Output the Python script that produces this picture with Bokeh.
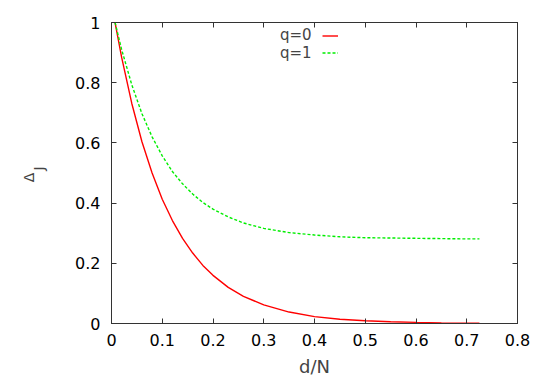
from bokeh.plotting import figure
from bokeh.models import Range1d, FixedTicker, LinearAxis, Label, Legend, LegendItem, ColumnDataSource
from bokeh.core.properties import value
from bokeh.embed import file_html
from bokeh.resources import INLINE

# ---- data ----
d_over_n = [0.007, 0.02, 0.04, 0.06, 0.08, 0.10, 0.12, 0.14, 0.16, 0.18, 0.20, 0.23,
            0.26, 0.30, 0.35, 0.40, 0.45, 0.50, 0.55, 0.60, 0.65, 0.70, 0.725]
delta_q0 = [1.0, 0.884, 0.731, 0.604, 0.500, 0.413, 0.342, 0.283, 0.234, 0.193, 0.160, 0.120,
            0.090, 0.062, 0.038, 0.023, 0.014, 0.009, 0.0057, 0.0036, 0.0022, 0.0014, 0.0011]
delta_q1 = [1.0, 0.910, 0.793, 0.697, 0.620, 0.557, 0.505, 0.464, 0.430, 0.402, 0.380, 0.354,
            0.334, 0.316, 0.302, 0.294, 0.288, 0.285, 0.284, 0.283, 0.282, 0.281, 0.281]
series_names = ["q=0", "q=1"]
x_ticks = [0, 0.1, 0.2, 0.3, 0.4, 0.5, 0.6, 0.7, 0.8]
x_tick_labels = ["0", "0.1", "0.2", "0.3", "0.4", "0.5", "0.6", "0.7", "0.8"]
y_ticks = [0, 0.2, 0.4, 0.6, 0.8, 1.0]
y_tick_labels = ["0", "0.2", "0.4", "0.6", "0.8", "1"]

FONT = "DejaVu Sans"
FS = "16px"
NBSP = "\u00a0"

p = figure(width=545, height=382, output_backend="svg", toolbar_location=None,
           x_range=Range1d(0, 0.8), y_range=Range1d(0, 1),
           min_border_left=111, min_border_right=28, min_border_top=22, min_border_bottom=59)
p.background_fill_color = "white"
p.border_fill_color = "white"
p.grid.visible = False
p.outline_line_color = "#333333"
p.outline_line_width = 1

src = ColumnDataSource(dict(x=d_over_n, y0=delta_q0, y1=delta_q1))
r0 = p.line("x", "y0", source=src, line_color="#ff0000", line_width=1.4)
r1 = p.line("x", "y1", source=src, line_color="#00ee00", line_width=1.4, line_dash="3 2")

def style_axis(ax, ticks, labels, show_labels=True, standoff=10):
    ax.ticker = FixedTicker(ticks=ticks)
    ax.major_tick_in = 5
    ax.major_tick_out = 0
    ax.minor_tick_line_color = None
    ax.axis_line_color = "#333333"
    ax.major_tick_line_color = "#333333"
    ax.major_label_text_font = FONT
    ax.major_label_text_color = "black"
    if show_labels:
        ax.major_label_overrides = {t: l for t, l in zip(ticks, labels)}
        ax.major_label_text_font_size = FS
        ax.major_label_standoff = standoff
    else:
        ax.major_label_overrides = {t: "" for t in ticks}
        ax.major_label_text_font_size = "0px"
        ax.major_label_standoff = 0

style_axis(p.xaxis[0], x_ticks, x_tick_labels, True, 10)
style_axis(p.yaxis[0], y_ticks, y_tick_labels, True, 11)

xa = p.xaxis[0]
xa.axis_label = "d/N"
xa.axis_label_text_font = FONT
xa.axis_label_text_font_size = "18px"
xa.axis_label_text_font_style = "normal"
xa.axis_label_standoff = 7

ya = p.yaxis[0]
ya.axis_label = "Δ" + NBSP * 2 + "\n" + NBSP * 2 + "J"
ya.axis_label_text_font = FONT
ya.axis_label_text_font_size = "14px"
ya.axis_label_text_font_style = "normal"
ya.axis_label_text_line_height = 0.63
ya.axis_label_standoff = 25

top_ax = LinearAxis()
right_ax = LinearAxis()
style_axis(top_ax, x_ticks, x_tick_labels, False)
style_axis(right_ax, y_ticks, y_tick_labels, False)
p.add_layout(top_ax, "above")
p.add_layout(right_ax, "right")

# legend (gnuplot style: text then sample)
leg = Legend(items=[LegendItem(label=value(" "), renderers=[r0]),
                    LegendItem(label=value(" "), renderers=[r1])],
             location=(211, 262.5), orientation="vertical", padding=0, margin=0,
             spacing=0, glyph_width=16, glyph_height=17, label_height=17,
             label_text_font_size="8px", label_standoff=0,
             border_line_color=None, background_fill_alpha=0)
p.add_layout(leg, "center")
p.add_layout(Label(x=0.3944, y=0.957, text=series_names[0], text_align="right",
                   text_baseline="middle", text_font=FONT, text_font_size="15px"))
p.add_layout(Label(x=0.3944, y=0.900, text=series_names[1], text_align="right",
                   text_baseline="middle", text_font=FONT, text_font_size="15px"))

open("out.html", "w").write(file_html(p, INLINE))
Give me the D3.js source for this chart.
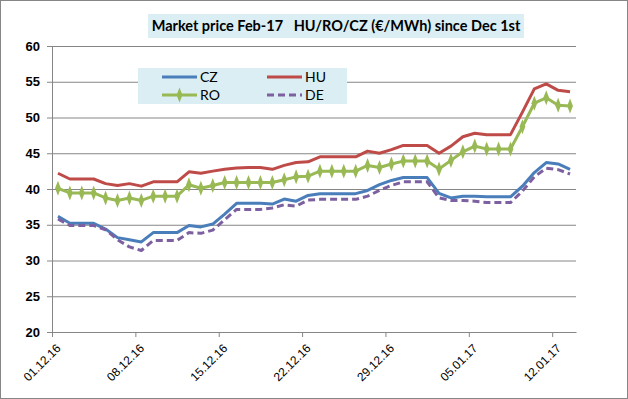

——

## What you have to do
Write out each entry exactly as given, but skip the pictures.

## Task answer
Output the Python script that produces this picture with Bokeh.
from bokeh.plotting import figure
from bokeh.models import Range1d, FixedTicker, LinearAxis, Label, Legend, LegendItem, ColumnDataSource
from bokeh.core.properties import value
from bokeh.embed import file_html
from bokeh.resources import INLINE

# ---- data ----
d_over_n = [0.007, 0.02, 0.04, 0.06, 0.08, 0.10, 0.12, 0.14, 0.16, 0.18, 0.20, 0.23,
            0.26, 0.30, 0.35, 0.40, 0.45, 0.50, 0.55, 0.60, 0.65, 0.70, 0.725]
delta_q0 = [1.0, 0.884, 0.731, 0.604, 0.500, 0.413, 0.342, 0.283, 0.234, 0.193, 0.160, 0.120,
            0.090, 0.062, 0.038, 0.023, 0.014, 0.009, 0.0057, 0.0036, 0.0022, 0.0014, 0.0011]
delta_q1 = [1.0, 0.910, 0.793, 0.697, 0.620, 0.557, 0.505, 0.464, 0.430, 0.402, 0.380, 0.354,
            0.334, 0.316, 0.302, 0.294, 0.288, 0.285, 0.284, 0.283, 0.282, 0.281, 0.281]
series_names = ["q=0", "q=1"]
x_ticks = [0, 0.1, 0.2, 0.3, 0.4, 0.5, 0.6, 0.7, 0.8]
x_tick_labels = ["0", "0.1", "0.2", "0.3", "0.4", "0.5", "0.6", "0.7", "0.8"]
y_ticks = [0, 0.2, 0.4, 0.6, 0.8, 1.0]
y_tick_labels = ["0", "0.2", "0.4", "0.6", "0.8", "1"]

FONT = "DejaVu Sans"
FS = "16px"
NBSP = "\u00a0"

p = figure(width=545, height=382, output_backend="svg", toolbar_location=None,
           x_range=Range1d(0, 0.8), y_range=Range1d(0, 1),
           min_border_left=111, min_border_right=28, min_border_top=22, min_border_bottom=59)
p.background_fill_color = "white"
p.border_fill_color = "white"
p.grid.visible = False
p.outline_line_color = "#333333"
p.outline_line_width = 1

src = ColumnDataSource(dict(x=d_over_n, y0=delta_q0, y1=delta_q1))
r0 = p.line("x", "y0", source=src, line_color="#ff0000", line_width=1.4)
r1 = p.line("x", "y1", source=src, line_color="#00ee00", line_width=1.4, line_dash="3 2")

def style_axis(ax, ticks, labels, show_labels=True, standoff=10):
    ax.ticker = FixedTicker(ticks=ticks)
    ax.major_tick_in = 5
    ax.major_tick_out = 0
    ax.minor_tick_line_color = None
    ax.axis_line_color = "#333333"
    ax.major_tick_line_color = "#333333"
    ax.major_label_text_font = FONT
    ax.major_label_text_color = "black"
    if show_labels:
        ax.major_label_overrides = {t: l for t, l in zip(ticks, labels)}
        ax.major_label_text_font_size = FS
        ax.major_label_standoff = standoff
    else:
        ax.major_label_overrides = {t: "" for t in ticks}
        ax.major_label_text_font_size = "0px"
        ax.major_label_standoff = 0

style_axis(p.xaxis[0], x_ticks, x_tick_labels, True, 10)
style_axis(p.yaxis[0], y_ticks, y_tick_labels, True, 11)

xa = p.xaxis[0]
xa.axis_label = "d/N"
xa.axis_label_text_font = FONT
xa.axis_label_text_font_size = "18px"
xa.axis_label_text_font_style = "normal"
xa.axis_label_standoff = 7

ya = p.yaxis[0]
ya.axis_label = "Δ" + NBSP * 2 + "\n" + NBSP * 2 + "J"
ya.axis_label_text_font = FONT
ya.axis_label_text_font_size = "14px"
ya.axis_label_text_font_style = "normal"
ya.axis_label_text_line_height = 0.63
ya.axis_label_standoff = 25

top_ax = LinearAxis()
right_ax = LinearAxis()
style_axis(top_ax, x_ticks, x_tick_labels, False)
style_axis(right_ax, y_ticks, y_tick_labels, False)
p.add_layout(top_ax, "above")
p.add_layout(right_ax, "right")

# legend (gnuplot style: text then sample)
leg = Legend(items=[LegendItem(label=value(" "), renderers=[r0]),
                    LegendItem(label=value(" "), renderers=[r1])],
             location=(211, 262.5), orientation="vertical", padding=0, margin=0,
             spacing=0, glyph_width=16, glyph_height=17, label_height=17,
             label_text_font_size="8px", label_standoff=0,
             border_line_color=None, background_fill_alpha=0)
p.add_layout(leg, "center")
p.add_layout(Label(x=0.3944, y=0.957, text=series_names[0], text_align="right",
                   text_baseline="middle", text_font=FONT, text_font_size="15px"))
p.add_layout(Label(x=0.3944, y=0.900, text=series_names[1], text_align="right",
                   text_baseline="middle", text_font=FONT, text_font_size="15px"))

open("out.html", "w").write(file_html(p, INLINE))
Give me the D3.js source for this chart.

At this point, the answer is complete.